_Task to complete_
Restate the data below word for word. Skip any images it contains.

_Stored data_
- - - - -
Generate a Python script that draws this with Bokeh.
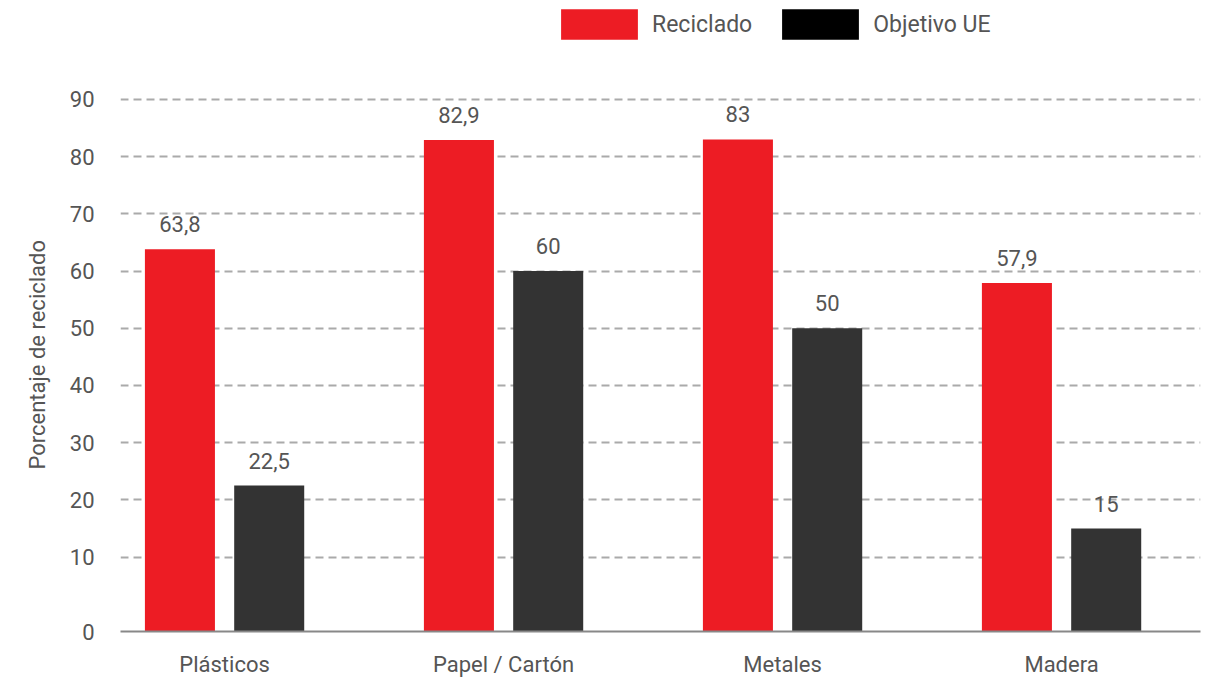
from bokeh.plotting import figure
from bokeh.models import ColumnDataSource, Range1d, FixedTicker, Legend, LegendItem, Title
from bokeh.transform import dodge
from bokeh.core.properties import value
from bokeh.embed import file_html
from bokeh.resources import INLINE

categories = ["Plásticos", "Papel / Cartón", "Metales", "Madera"]
reciclado = [63.8, 82.9, 83, 57.9]
objetivo = [22.5, 60, 50, 15]
y_ticks = [10, 20, 30, 40, 50, 60, 70, 80, 90]
baseline = -3.0  # where the "0" line sits in the original

RED = "#ED1C24"
DARK = "#333333"
TXT = "#555555"
FONT = "Roboto"
FS = "22px"

def fmt(v):
    return f"{v:g}".replace(".", ",")

idx = list(range(len(categories)))
src = ColumnDataSource(dict(
    idx=idx,
    rec=reciclado,
    obj=objetivo,
    rec_lbl=[fmt(v) for v in reciclado],
    obj_lbl=[fmt(v) for v in objetivo],
))

p = figure(x_range=Range1d(-0.373, len(categories) - 0.502), y_range=Range1d(baseline, 106.4),
           width=1209, height=679, output_backend="svg", toolbar_location=None,
           min_border_left=120, min_border_right=9, min_border_bottom=47, min_border_top=5)
p.outline_line_color = None

W = 0.251
D = 0.16
r1 = p.vbar(x=dodge("idx", -D), top="rec", bottom=baseline, width=W,
            source=src, fill_color=RED, line_color=None)
r2 = p.vbar(x=dodge("idx", D), top="obj", bottom=baseline, width=W,
            source=src, fill_color=DARK, line_color=None)
# legend proxy (zero height, invisible in plot)
proxy = p.vbar(x=[idx[0]], top=[baseline], bottom=[baseline], width=W,
               fill_color="#000000", line_color=None)

p.text(x=dodge("idx", -D), y="rec", text="rec_lbl", source=src,
       text_align="center", text_baseline="bottom", y_offset=-17,
       text_font=value(FONT), text_font_size=FS, text_color=TXT)
p.text(x=dodge("idx", D), y="obj", text="obj_lbl", source=src,
       text_align="center", text_baseline="bottom", y_offset=-17,
       text_font=value(FONT), text_font_size=FS, text_color=TXT)

# grid
p.xgrid.visible = False
p.ygrid.ticker = FixedTicker(ticks=y_ticks)
p.ygrid.grid_line_color = "#AAAAAA"
p.ygrid.grid_line_width = 2
p.ygrid.grid_line_dash = "8 5"

# y axis
p.yaxis.ticker = FixedTicker(ticks=[baseline] + y_ticks)
p.yaxis.major_label_overrides = {baseline: "0"}
p.yaxis.axis_line_color = None
p.yaxis.major_tick_line_color = None
p.yaxis.minor_tick_line_color = None
p.yaxis.major_label_standoff = 20
p.yaxis.major_label_text_font = FONT
p.yaxis.major_label_text_font_size = FS
p.yaxis.major_label_text_color = TXT

ytitle = Title(text="Porcentaje de reciclado", align="left", offset=162, standoff=30,
               vertical_align="top",
               text_font=FONT, text_font_size=FS, text_font_style="normal",
               text_color=TXT)
p.add_layout(ytitle, "left")

# x axis
p.xaxis.ticker = FixedTicker(ticks=idx)
p.xaxis.major_label_overrides = {i: c for i, c in zip(idx, categories)}
p.xaxis.axis_line_color = "#888888"
p.xaxis.axis_line_width = 2
p.xaxis.major_tick_line_color = None
p.xaxis.minor_tick_line_color = None
p.xaxis.major_label_standoff = 14
p.xaxis.major_label_text_font = FONT
p.xaxis.major_label_text_font_size = FS
p.xaxis.major_label_text_color = TXT

legend = Legend(items=[LegendItem(label="Reciclado", renderers=[r1]),
                       LegendItem(label="Objetivo UE", renderers=[proxy])],
                orientation="horizontal", location=(431, 588),
                glyph_width=96, glyph_height=38, label_standoff=5, spacing=20,
                padding=0, margin=0, border_line_color=None, background_fill_alpha=0,
                label_text_font=FONT, label_text_font_size="23px", label_text_color=TXT)
p.add_layout(legend)

open("out.html", "w").write(file_html(p, INLINE))
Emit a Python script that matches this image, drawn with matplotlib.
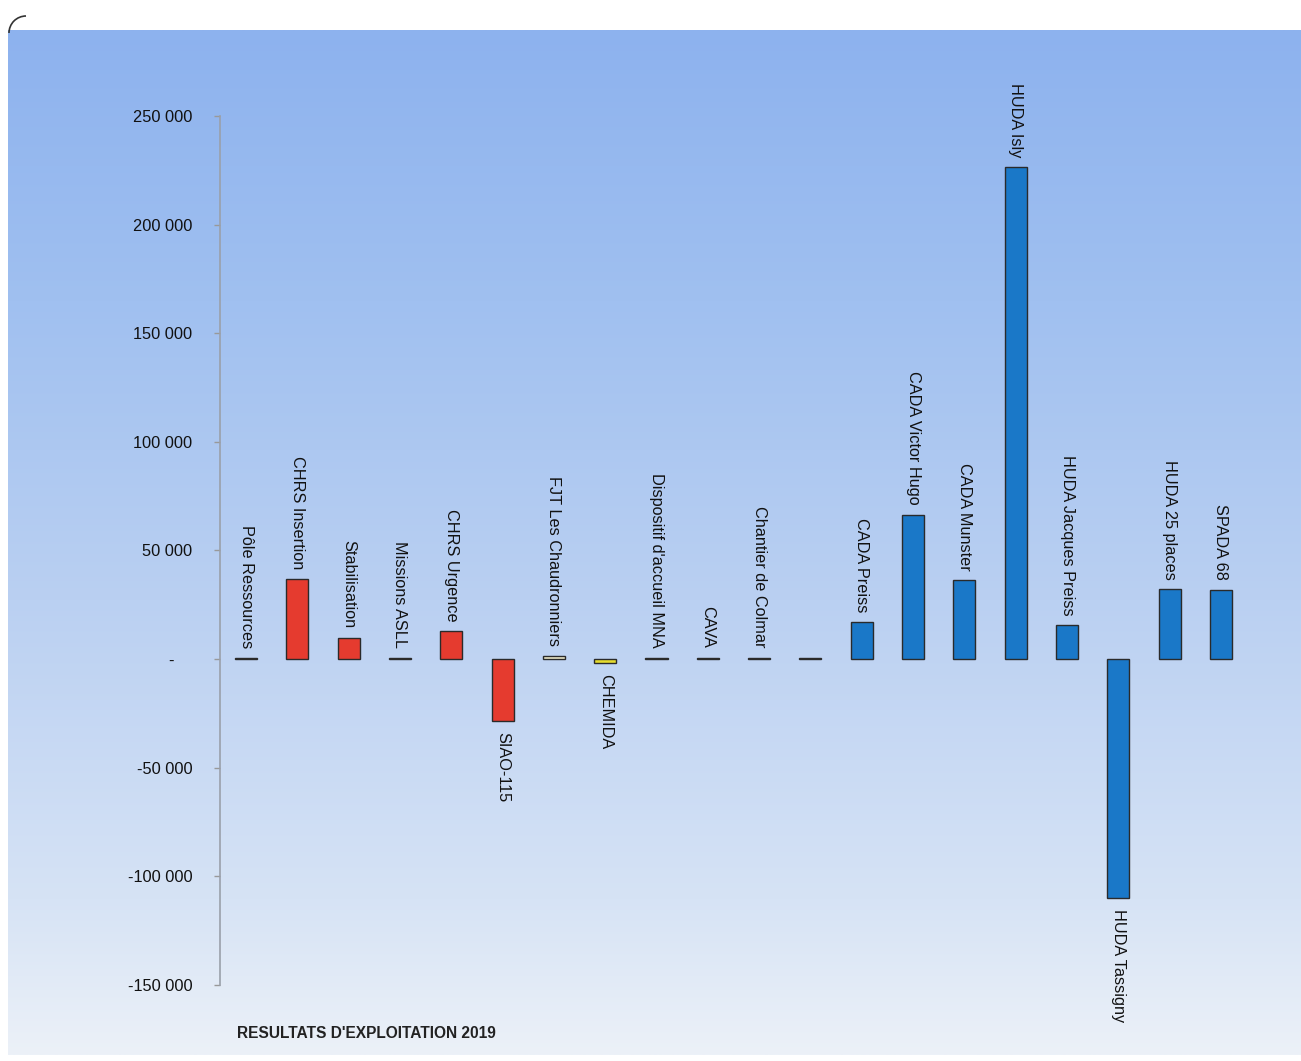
- - - - -
_Correct output_
Generate a Python script that draws this with Bokeh.
from bokeh.plotting import figure
from bokeh.models import ColumnDataSource, Range1d, FixedTicker, Legend, LegendItem, Title
from bokeh.transform import dodge
from bokeh.core.properties import value
from bokeh.embed import file_html
from bokeh.resources import INLINE

categories = ["Plásticos", "Papel / Cartón", "Metales", "Madera"]
reciclado = [63.8, 82.9, 83, 57.9]
objetivo = [22.5, 60, 50, 15]
y_ticks = [10, 20, 30, 40, 50, 60, 70, 80, 90]
baseline = -3.0  # where the "0" line sits in the original

RED = "#ED1C24"
DARK = "#333333"
TXT = "#555555"
FONT = "Roboto"
FS = "22px"

def fmt(v):
    return f"{v:g}".replace(".", ",")

idx = list(range(len(categories)))
src = ColumnDataSource(dict(
    idx=idx,
    rec=reciclado,
    obj=objetivo,
    rec_lbl=[fmt(v) for v in reciclado],
    obj_lbl=[fmt(v) for v in objetivo],
))

p = figure(x_range=Range1d(-0.373, len(categories) - 0.502), y_range=Range1d(baseline, 106.4),
           width=1209, height=679, output_backend="svg", toolbar_location=None,
           min_border_left=120, min_border_right=9, min_border_bottom=47, min_border_top=5)
p.outline_line_color = None

W = 0.251
D = 0.16
r1 = p.vbar(x=dodge("idx", -D), top="rec", bottom=baseline, width=W,
            source=src, fill_color=RED, line_color=None)
r2 = p.vbar(x=dodge("idx", D), top="obj", bottom=baseline, width=W,
            source=src, fill_color=DARK, line_color=None)
# legend proxy (zero height, invisible in plot)
proxy = p.vbar(x=[idx[0]], top=[baseline], bottom=[baseline], width=W,
               fill_color="#000000", line_color=None)

p.text(x=dodge("idx", -D), y="rec", text="rec_lbl", source=src,
       text_align="center", text_baseline="bottom", y_offset=-17,
       text_font=value(FONT), text_font_size=FS, text_color=TXT)
p.text(x=dodge("idx", D), y="obj", text="obj_lbl", source=src,
       text_align="center", text_baseline="bottom", y_offset=-17,
       text_font=value(FONT), text_font_size=FS, text_color=TXT)

# grid
p.xgrid.visible = False
p.ygrid.ticker = FixedTicker(ticks=y_ticks)
p.ygrid.grid_line_color = "#AAAAAA"
p.ygrid.grid_line_width = 2
p.ygrid.grid_line_dash = "8 5"

# y axis
p.yaxis.ticker = FixedTicker(ticks=[baseline] + y_ticks)
p.yaxis.major_label_overrides = {baseline: "0"}
p.yaxis.axis_line_color = None
p.yaxis.major_tick_line_color = None
p.yaxis.minor_tick_line_color = None
p.yaxis.major_label_standoff = 20
p.yaxis.major_label_text_font = FONT
p.yaxis.major_label_text_font_size = FS
p.yaxis.major_label_text_color = TXT

ytitle = Title(text="Porcentaje de reciclado", align="left", offset=162, standoff=30,
               vertical_align="top",
               text_font=FONT, text_font_size=FS, text_font_style="normal",
               text_color=TXT)
p.add_layout(ytitle, "left")

# x axis
p.xaxis.ticker = FixedTicker(ticks=idx)
p.xaxis.major_label_overrides = {i: c for i, c in zip(idx, categories)}
p.xaxis.axis_line_color = "#888888"
p.xaxis.axis_line_width = 2
p.xaxis.major_tick_line_color = None
p.xaxis.minor_tick_line_color = None
p.xaxis.major_label_standoff = 14
p.xaxis.major_label_text_font = FONT
p.xaxis.major_label_text_font_size = FS
p.xaxis.major_label_text_color = TXT

legend = Legend(items=[LegendItem(label="Reciclado", renderers=[r1]),
                       LegendItem(label="Objetivo UE", renderers=[proxy])],
                orientation="horizontal", location=(431, 588),
                glyph_width=96, glyph_height=38, label_standoff=5, spacing=20,
                padding=0, margin=0, border_line_color=None, background_fill_alpha=0,
                label_text_font=FONT, label_text_font_size="23px", label_text_color=TXT)
p.add_layout(legend)

open("out.html", "w").write(file_html(p, INLINE))
Emit a Python script that matches this image, drawn with matplotlib.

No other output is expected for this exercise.